110 print peek( $(@ my_address) )
* lines given as a inline binary stream:
100 $(BIN: C0 20 43 50 43 20 72 75 6c 65 73 0a)
100 '$(BIN: 20 43 50 43 20 72 75 6c 65 73 0a)
* (let's get wild) insert assembly code anywhere:
100 $(PTR: clrscr) '$(ASM
ld hl, # 0xC000
ld (hl), a
ld de, # 0xc001
ld bc, # 3fff
ldir
ret
)
110 call $(@ clrscr)
One could even imagine from the Z80 ASM reference addresses of lines or even individual token, to change strings or even adjust code at run time. Crazy? Yes. Useful? I don't know. If someone finds a use then it is useful.
* autonumbering mode, use labels instead of lines in your source, get a regular BASIC program with generated lines. This can be activated locally.
$(set autonumber on)
PRINT "This line will automatically get a number and prints once."
$(LINENO: loop) PRINT "Hello CPC Basicator (in a loop)"
GOTO $(# loop)
Other ideas:
* given as input a binary file containing a valid BASIC program, turn it into text again ("CPC DeBasicator")
* given as input a binary file containing a hacked BASIC program (using any of the known hacks: out-of-order line numbers, line number zero, comment with binary values), turn it into text again but with some extra information, like hidden lines, decode binary into proper $(BIN ...) instructions, etc
(Did any one say "transpiler"?)
Notice the CPC Basic interpreter accept (nearly?) anything you throw at it, provided it has a valid line number and is not too long. This means that technically, the use of $(...) syntax is not good, in the sense that while it is not a valid run-time syntax, the regular interpreter does generate a valid (as in "you can save and load it") binary BASIC file. So this would need a decision: adopt $() considering that no sane BASIC program would use that? Define some different syntax?
Or maybe I just got too crazy and this is of no use. Your turn to imagine things now. 8)
Wouah, that's a lot of ideas :o
Really appreciate it ;) Sorry for not seeing it earlier, I was on vacations.
As I said, my main goal was in 2 points:
- Make sure that BASIC I write on a PC is read directly by the interpretor on CPC and not interpreted every time : As my main program was composed of several BASIC files of several kB (using MERGE instruction), I wished to just test them as quickly as possible on an emulator (with binary I was sure that it is quick)
- I also use this to put all my comments inside my code as 'not translated to CPC' or using same number lines, meaning that only useful instructions are send to CPC (not comments)
As I said, I decided to create this tool for me. When using small BASIC (like a launcher), ASCII is enough.
Now, on your proposals:
On the BASIC/assembly mix in one file, I recognize the C64 way of doing things (ZX80 listings also uses comment with Z80 code inside). But I never see this on CPC. Not sure it is possible. That would need investigations.

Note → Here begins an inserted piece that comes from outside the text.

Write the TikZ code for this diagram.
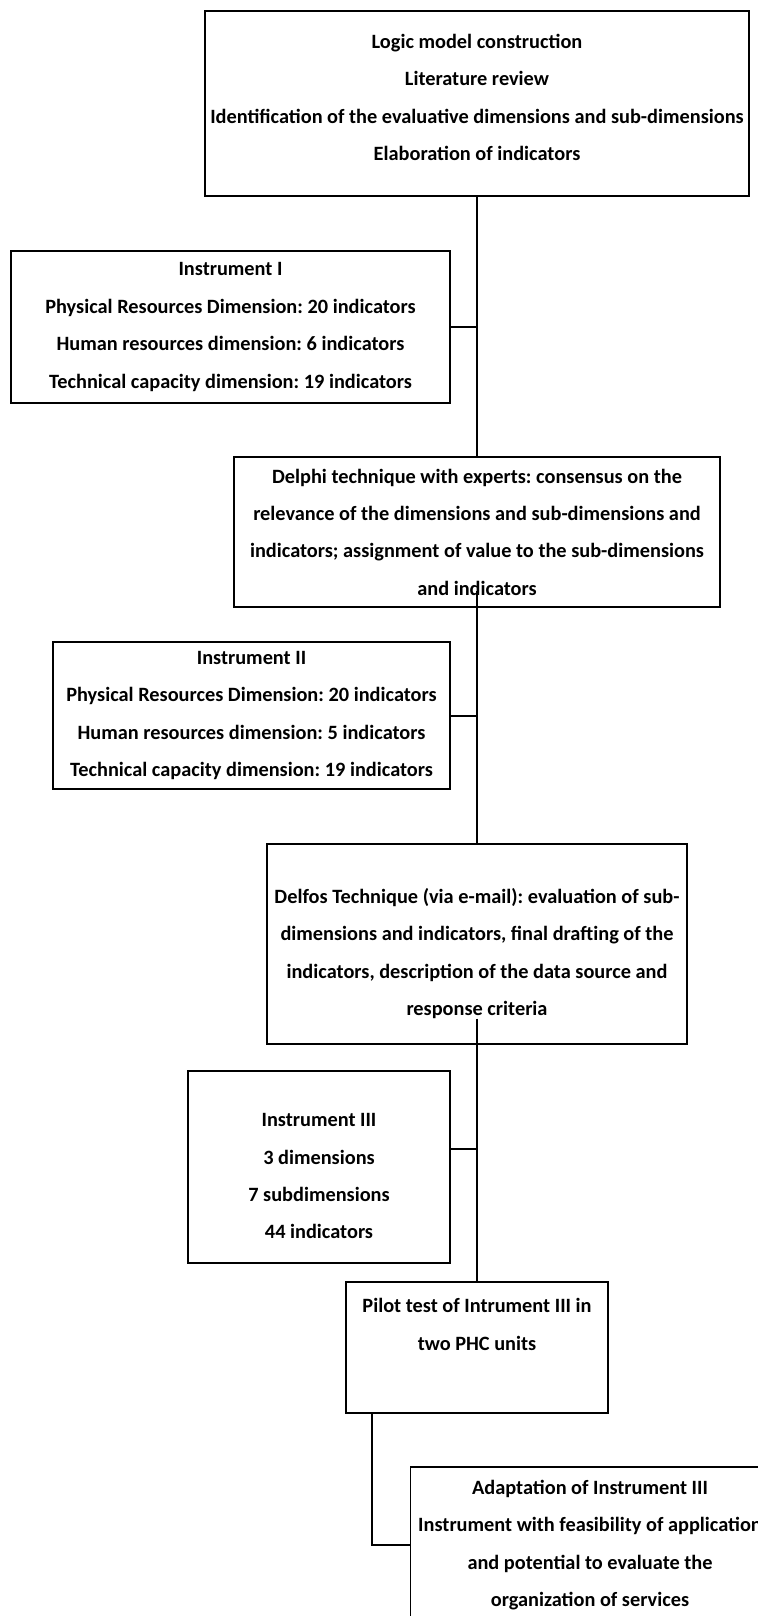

I see more that like an assembler generating BASIC stuff directly inside correct adress... I've just watched a C64 video on this kind of assembly : https://www.youtube.com/watch?v=cFWNo1GjMP0 . You assemble it and you have a 10 SYSxxxx generated so you can run it easily.
But inlining assembly in Basic seems a bit off topic this tool for my taste ;D
About a Debasicator, it is already existing, I think a simple search may find what you want. It is easy to code... I think DiskEditor tools can do it. And a deobfuscator of invalid BASIC statements/lines seems a project on its own.
Autonumbering with labels is a good idea. A bit hard to put in place because of all labels that will be needed inside a BASIC program, but yes that can be helpful.